INSTRUCTIONS FOR THE TASK :: Starting with the first line below, extract each line through the one that contains "freq_tester = [10, 100, 1000, 3000]", inclusive, excluding pictures.

DATA SEGMENT ::

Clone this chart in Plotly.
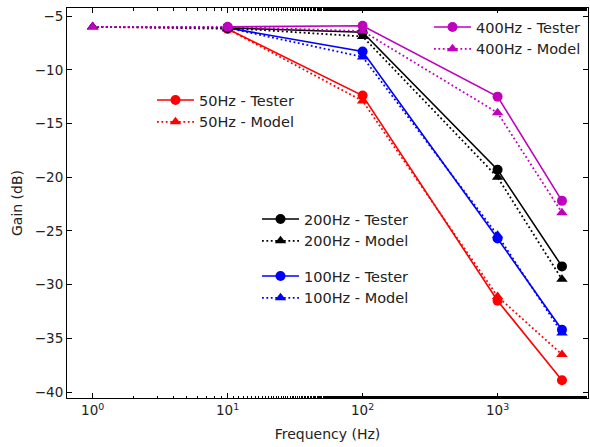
import plotly.graph_objects as go

freq_model = [1, 10, 100, 1000, 3000]
freq_tester = [10, 100, 1000, 3000]

tester_50 = [-6.2, -12.4, -31.5, -38.9]
model_50 = [-6.0, -6.2, -12.9, -31.1, -36.5]
tester_100 = [-6.1, -8.3, -25.7, -34.2]
model_100 = [-6.0, -6.1, -8.8, -25.4, -34.5]
tester_200 = [-6.1, -6.5, -19.3, -28.3]
model_200 = [-6.0, -6.1, -6.9, -20.0, -29.5]
tester_400 = [-6.0, -5.9, -12.5, -22.2]
model_400 = [-6.0, -6.0, -6.4, -14.0, -23.3]

x_tickvals = [1, 10, 100, 1000]
x_ticktext = ["10<sup>0</sup>", "10<sup>1</sup>", "10<sup>2</sup>", "10<sup>3</sup>"]
y_tickvals = [-5, -10, -15, -20, -25, -30, -35, -40]

FONT = "DejaVu Sans"
W, H = 590, 447
ML, MR, MT, MB = 67, 2, 8, 49
PW, PH = W - ML - MR, H - MT - MB

def px(x):
    return (x - ML) / PW

def py(y):
    return (H - MB - y) / PH

series = [
    ("50Hz", "#ff0000", tester_50, model_50, "legend"),
    ("100Hz", "#0000ff", tester_100, model_100, "legend4"),
    ("200Hz", "#000000", tester_200, model_200, "legend3"),
    ("400Hz", "#bf00bf", tester_400, model_400, "legend2"),
]

fig = go.Figure()
for name, col, t, m, lg in series:
    fig.add_trace(go.Scatter(
        x=freq_tester, y=t, mode="lines+markers", name=f"{name} - Tester",
        line=dict(color=col, width=1.6),
        marker=dict(symbol="circle", size=10, color=col),
        legend=lg, legendgroup=f"{name}t",
    ))
    fig.add_trace(go.Scatter(
        x=freq_model, y=m, mode="lines+markers", name=f"{name} - Model",
        line=dict(color=col, width=1.8, dash="1.8px,2.6px"),
        marker=dict(symbol="triangle-up", size=10, color=col),
        legend=lg, legendgroup=f"{name}m",
    ))

leg_common = dict(
    bgcolor="rgba(0,0,0,0)", borderwidth=0, font=dict(family=FONT, size=14.5, color="#222"),
    itemwidth=37, xanchor="left", yanchor="top", traceorder="normal", tracegroupgap=1.5,
)

fig.update_layout(
    width=W, height=H,
    margin=dict(l=ML, r=MR, t=MT, b=MB),
    paper_bgcolor="white", plot_bgcolor="white",
    font=dict(family=FONT, size=13.5, color="#222"),
    legend=dict(x=px(152), y=py(84), **leg_common),
    legend2=dict(x=px(429), y=py(11), **leg_common),
    legend3=dict(x=px(257), y=py(203), **leg_common),
    legend4=dict(x=px(257), y=py(260), **leg_common),
    xaxis=dict(
        type="log", range=[-0.19, 3.67],
        tickvals=x_tickvals, ticktext=x_ticktext,
        ticks="inside", ticklen=5, tickwidth=1, tickcolor="black",
        showline=True, linecolor="black", linewidth=1, mirror="ticks",
        showgrid=False, zeroline=False,
        minor=dict(ticks="inside", ticklen=2.5, tickwidth=0.8, tickcolor="black", showgrid=False),
        title=dict(text="Frequency (Hz)", font=dict(family=FONT, size=14, color="#222"), standoff=11),
        tickfont=dict(family=FONT, size=13.5, color="#222"),
    ),
    yaxis=dict(
        range=[-40.55, -4.25],
        tickvals=y_tickvals,
        ticks="inside", ticklen=5, tickwidth=1, tickcolor="black",
        showline=True, linecolor="black", linewidth=1, mirror="ticks",
        showgrid=False, zeroline=False,
        title=dict(text="Gain (dB)", font=dict(family=FONT, size=14, color="#222"), standoff=8),
        tickfont=dict(family=FONT, size=13.5, color="#222"),
    ),
)

fig.write_html("out.html")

ANSWER FOR THE TASK ::
Clone this chart in Plotly.
import plotly.graph_objects as go

freq_model = [1, 10, 100, 1000, 3000]
freq_tester = [10, 100, 1000, 3000]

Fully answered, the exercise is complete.